En este punto, recordemos que usualmente en el derecho administrativo los tipos sancionadores no son autónomos, sino que se remiten a otra norma en la que se formula una orden o una prohibición, cuyo incumplimiento supone, entonces, la infracción. Recordemos con la doctrina que “la remisión de que se viene hablando se hace evidente en las normas que describen ciertas obligaciones, determinados comportamientos, algunas prácticas, o precisa funciones o actividades y en otras que juegan un papel complementario a las mismas y que son, justamente, las que declaran que su incumplimiento constituye infracción sancionable”. 

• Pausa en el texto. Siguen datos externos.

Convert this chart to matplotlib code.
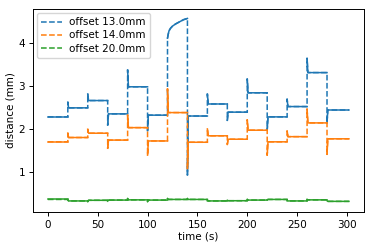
import numpy as np
import matplotlib
matplotlib.use("Agg")
import matplotlib.pyplot as plt

# segment start times (s), recording ends at t_end
starts = [0, 20, 40, 60, 80, 100, 120, 140, 160, 180, 200, 220, 240, 260, 280]
t_end = 302

labels = ["offset 13.0mm", "offset 14.0mm", "offset 20.0mm"]

# settled level of each segment and the extreme value right after the step
blue_level = [2.29, 2.50, 2.67, 2.36, 2.99, 2.33, None, 2.31, 2.59, 2.40, 2.85, 2.29, 2.53, 3.32, 2.45]
blue_peak = [None, 2.63, 2.82, 2.10, 3.38, 1.97, 4.12, 0.94, 2.82, 2.21, 3.17, 1.98, 2.70, 3.65, 2.15]
# the 120-140 s blue segment drifts instead of settling
blue_curve_t = [120.6, 121.5, 123, 125, 128, 132, 136, 140]
blue_curve_v = [4.20, 4.29, 4.35, 4.40, 4.45, 4.50, 4.55, 4.58]

orange_level = [1.71, 1.81, 1.91, 1.75, 2.04, 1.73, 2.39, 1.70, 1.85, 1.77, 1.98, 1.71, 1.83, 2.15, 1.78]
orange_peak = [None, 1.91, 2.00, 1.56, 2.33, 1.40, 2.94, 1.09, 2.01, 1.65, 2.22, 1.40, 1.96, 2.47, 1.42]

green_level = [0.37, 0.335, 0.35, 0.355, 0.36, 0.355, 0.37, 0.37, 0.335, 0.34, 0.355, 0.37, 0.335, 0.36, 0.325]
green_peak = [None, 0.36, 0.32, 0.33, 0.39, 0.32, 0.39, 0.39, 0.34, 0.35, 0.37, 0.36, 0.34, 0.37, 0.34]


def build(level, peak, curve=None):
    # returns the full path and the list of settled pieces
    full_t, full_v, pieces = [], [], []
    for i, s in enumerate(starts):
        e = starts[i + 1] if i + 1 < len(starts) else t_end
        pt, pv = [], []
        if peak[i] is not None:
            pt.append(s); pv.append(peak[i])
        if level[i] is None and curve is not None:
            pt += curve[0]; pv += curve[1]
        else:
            pt += [s + 0.8 if peak[i] is not None else s, e]
            pv += [level[i], level[i]]
        full_t += pt; full_v += pv
        pieces.append((pt, pv))
    return full_t, full_v, pieces


series = [
    build(blue_level, blue_peak, (blue_curve_t, blue_curve_v)),
    build(orange_level, orange_peak),
    build(green_level, green_peak),
]
colors = ["C0", "C1", "C2"]

fig = plt.figure(figsize=(3.74, 2.49), dpi=100)
ax = fig.add_axes([0.088, 0.149, 0.885, 0.815])

for (ft, fv, pieces), c, lab in zip(series, colors, labels):
    ax.plot(ft, fv, "--", color=c, lw=1.1, label=lab)
    for pt, pv in pieces:
        ax.plot(pt, pv, "-", color=c, lw=1.1)

ax.set_xlim(-15, 317)
ax.set_ylim(0.08, 4.80)
ax.set_xticks([0, 50, 100, 150, 200, 250, 300])
ax.set_yticks([1, 2, 3, 4])
ax.tick_params(labelsize=7.5, length=3, width=0.7, pad=2.5)
for sp in ax.spines.values():
    sp.set_linewidth(0.7)
ax.set_xlabel("time (s)", fontsize=7.5, labelpad=1.5)
ax.set_ylabel("distance (mm)", fontsize=7.5, labelpad=2)
ax.legend(loc="upper left", fontsize=7.5, handlelength=2.0, borderpad=0.4,
          labelspacing=0.3, handletextpad=0.7, borderaxespad=0.4)

fig.savefig("out.png", dpi=100)
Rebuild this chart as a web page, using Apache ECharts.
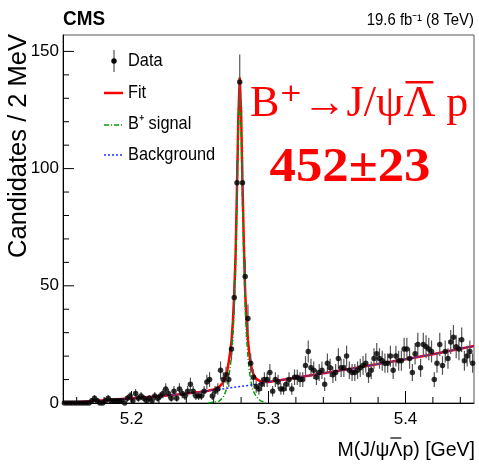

Sobre lo que he expuesto en esta recopilación de letras se puede decir que no vulneran la exigencia de lex certa la regulación de tales supuestos ilícitos mediante conceptos jurídicos indeterminados (Deber de Probidad), siempre que su concreción sea razonablemente factible en virtud de criterios lógicos, técnicos o de experiencia y permitan prever con suficiente seguridad, la naturaleza y las características esenciales de las conductas constitutivas de la infracción tipificada. Del mismo modo, puede decirse que no vulnera esa misma exigencia la remisión que el precepto que tipifica las infracciones realice a otras normas que impongan deberes u obligaciones concretas de ineludible cumplimiento, de forma que su conculcación se asuma como elemento definidor de la infracción sancionable misma, siempre que sea asimismo previsible, con suficiente grado de certeza, la consecuencia punitiva derivada de aquel incumplimiento o transgresión. Muy al contrario, tales normas determinan obligaciones de necesario cumplimiento por los colegiados y responden a las potestades públicas que la Ley delega a favor de ellos para “ordenar…la actividad profesional de los colegiados, velando por la ética y dignidad profesional y por el respeto debido a los derechos de los particulares. A mayor abundamiento, nos dice Alejandro Nieto que “En el Derecho Penal la estructura de la norma punitiva es muy sencilla, puesto que tanto la tipificación de la infracción como la atribución de la sanción tienen lugar, salvo excepciones, de forma directa e individualizada; mientras que en el Derecho Administrativo Sancionador el mecanismo es mucho más complejo, ya que con frecuencia la tipificación no es directa sino por remisión y la atribución no es individualizada sino genérica. (…) no se trata de simples diferencias de matiz sino, como mínimo, de estructura normativa.